Issa was part of the Hamas leadership that negotiated a weeklong cease-fire in November, during which Hamas released 105 of the more than 240 hostages abducted on Oct. 7 and secured the release of 240 Palestinians held in Israeli prisons.
Egyptian officials said Hamas leaders’ fear over their own lives in Gaza after Issa’s killing might have been a catalyst for the group to return to sputtering cease-fire and hostage talks that restarted this week in Qatar.
Issa was born in 1965 in a Gaza refugee camp to Palestinian parents who were forced from their homes when Israel was created in 1948. He was known as the “Palestinian Commando,” a nickname he earned playing basketball as a teenager for the refugee camp’s sports club.
He joined the Hamas military wing at the age of 19, was arrested by Israeli officials in 1987 at the start of the first Palestinian uprising and spent five years in prison. In 1996, Issa was arrested by the Palestinian Authority and spent four more years in prison.
Israel repeatedly tried to assassinate Issa, according to Hamas officials. Israeli warplanes destroyed his house twice, during invasions of Gaza in 2014 and 2021, killing his brother. His son Mohammed was killed in an Israeli strike in December.
In a rare 2021 interview with Al Jazeera, Issa said he had been injured in one of the attacks.

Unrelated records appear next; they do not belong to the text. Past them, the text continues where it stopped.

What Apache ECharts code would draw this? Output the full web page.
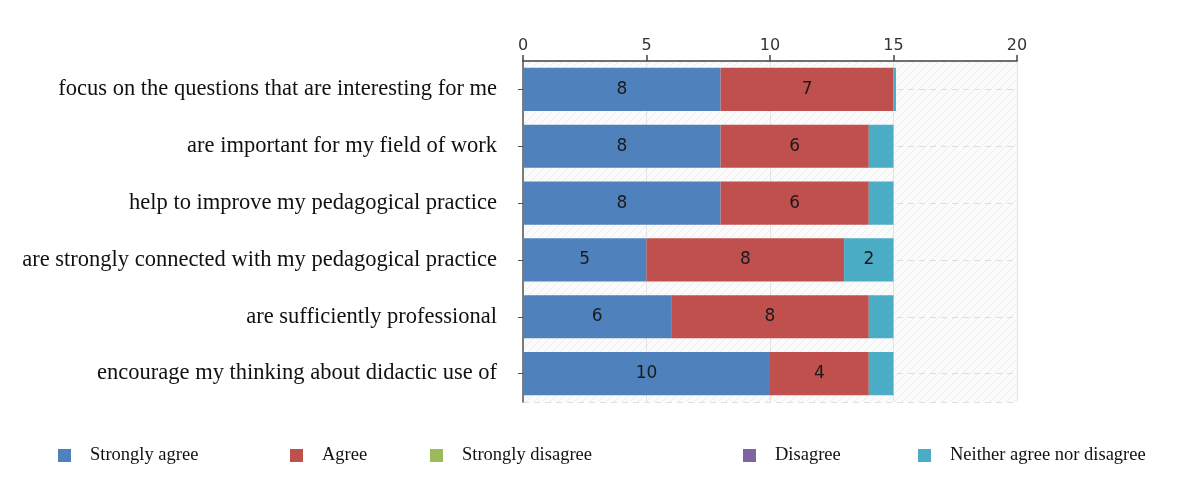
<!DOCTYPE html>
<html>
<head>
<meta charset="utf-8">
<script src="https://cdn.jsdelivr.net/npm/echarts@6/dist/echarts.min.js"></script>
<style>
  html, body { margin: 0; padding: 0; background: #fff; }
  #chart { width: 1200px; height: 490px; }
</style>
</head>
<body>
<div id="chart"></div>
<script>
const categories = [
  "focus on the questions that are interesting for me",
  "are important for my field of work",
  "help to improve my pedagogical practice",
  "are strongly connected with my pedagogical practice",
  "are sufficiently professional",
  "encourage my thinking about didactic use of",
];

const seriesNames = ["Strongly agree", "Agree", "Strongly disagree", "Disagree", "Neither agree nor disagree"];
const stronglyAgree = [8, 8, 8, 5, 6, 10];
const agree = [7, 6, 6, 8, 8, 4];
const stronglyDisagree = [0, 0, 0, 0, 0, 0];
const disagree = [0, 0, 0, 0, 0, 0];
const neither = [0.1, 1, 1, 2, 1, 1];

const xTicks = [0, 5, 10, 15, 20];
const colors = ["#4f81bd", "#c0504d", "#9bbb59", "#8064a2", "#4bacc6"];
const legendLeft = [58, 290, 430, 743, 918];

// hatched background of the plot area
const hatch = document.createElement("canvas");
hatch.width = 8;
hatch.height = 8;
const hc = hatch.getContext("2d");
hc.fillStyle = "#fbfbfb";
hc.fillRect(0, 0, 8, 8);
hc.strokeStyle = "#ececec";
hc.lineWidth = 1;
hc.beginPath();
hc.moveTo(0, 8); hc.lineTo(8, 0);
hc.moveTo(-4, 4); hc.lineTo(4, -4);
hc.moveTo(4, 12); hc.lineTo(12, 4);
hc.stroke();

const chart = echarts.init(document.getElementById("chart"));

const allData = [stronglyAgree, agree, stronglyDisagree, disagree, neither];

const series = seriesNames.map((name, i) => ({
  name: name,
  type: "bar",
  stack: "total",
  data: allData[i],
  barCategoryGap: "24%",
  itemStyle: { color: colors[i] },
  label: {
    show: true,
    position: "inside",
    color: "#1a1a1a",
    fontFamily: "DejaVu Sans",
    fontSize: 17,
    formatter: (p) => (p.value >= 2 ? String(p.value) : ""),
  },
}));

const legends = seriesNames.map((name, i) => ({
  data: [name],
  left: legendLeft[i],
  top: 446,
  padding: 0,
  icon: "rect",
  itemWidth: 13,
  itemHeight: 13,
  textStyle: {
    fontFamily: "Liberation Serif",
    fontSize: 18.5,
    color: "#111",
    padding: [0, 0, 0, 14],
  },
}));

chart.setOption({
  animation: false,
  color: colors,
  legend: legends,
  grid: {
    left: 523,
    right: 183,
    top: 61,
    height: 341,
    show: true,
    borderWidth: 0,
    backgroundColor: { image: hatch, repeat: "repeat" },
  },
  xAxis: {
    type: "value",
    position: "top",
    min: 0,
    max: 20,
    interval: 5,
    axisLine: { show: true, onZero: false, lineStyle: { color: "#444", width: 1.5 } },
    axisTick: { show: true, length: 6, lineStyle: { color: "#444", width: 1.5 } },
    axisLabel: {
      color: "#333",
      fontFamily: "DejaVu Sans",
      fontSize: 16,
      margin: 7,
      formatter: (v) => (xTicks.includes(v) ? String(v) : ""),
    },
    splitLine: { show: true, lineStyle: { color: "#e4e4e4" } },
  },
  yAxis: [
    {
      type: "category",
      data: categories,
      inverse: true,
      axisLine: { show: true, lineStyle: { color: "#555", width: 1.5 } },
      axisTick: { show: true, alignWithLabel: true, length: 5, lineStyle: { color: "#555" } },
      axisLabel: {
        color: "#111",
        fontFamily: "Liberation Serif",
        fontSize: 22.5,
        margin: 26,
      },
      splitLine: { show: false },
    },
    {
      type: "value",
      min: -0.5,
      max: 5.5,
      splitNumber: 6,
      inverse: true,
      position: "right",
      axisLine: { show: false },
      axisTick: { show: false },
      axisLabel: { show: false },
      splitLine: { show: true, lineStyle: { color: "#dedede", type: [6, 5] } },
    },
  ],
  series: series,
});
</script>
</body>
</html>
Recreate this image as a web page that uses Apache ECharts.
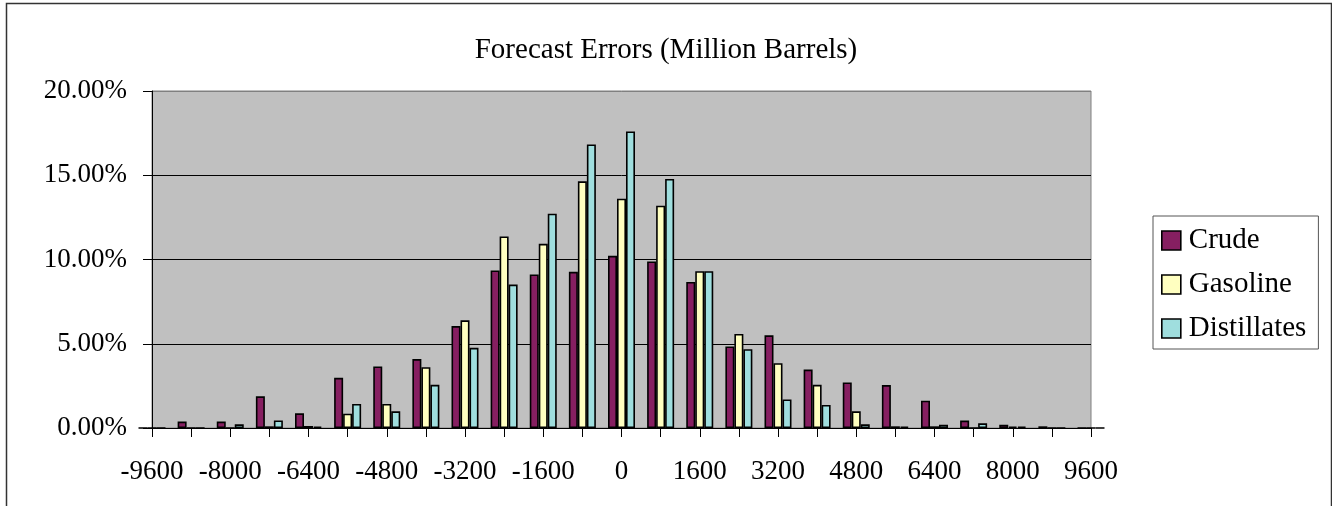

“We have paid, and still pay, an expensive price,” he said in the interview, his face shrouded by shadows.
Issa became known as the “Shadow Man” because he largely operated behind the scenes. He played an important role in previous negotiations with Israel, including a 2011 deal that freed more than 1,000 Palestinian prisoners held by Israel in return for Gilad Shalit, a young Israeli soldier who had been captured by the militant group in 2006.
Issa’s death isn’t a decisive blow to Hamas, said Khaled Elgindy, director of the Program on Palestine and Palestinian-Israeli Affairs at the Middle East Institute think tank in Washington. “There’s no question that Hamas has been degraded, but clearly not enough to be able to say definitively that Hamas is defeated,” he said.
Elgindy said the psychological victory for Israel would be blunted as it took the military more than five months to eliminate its first high-level Hamas leader in Gaza. The campaign there has killed more than 31,000 people, most of them women and children, according to local health officials, whose figures don’t distinguish between civilians and combatants.
“If this had happened in the first few weeks and they had shown that kind of ability to reach the leadership early on, then it might have had a very different psychological effect,” he said. “The massive campaign of destruction was bound to eventually hit some high-value Hamas targets—but look how long it took, and at what cost.”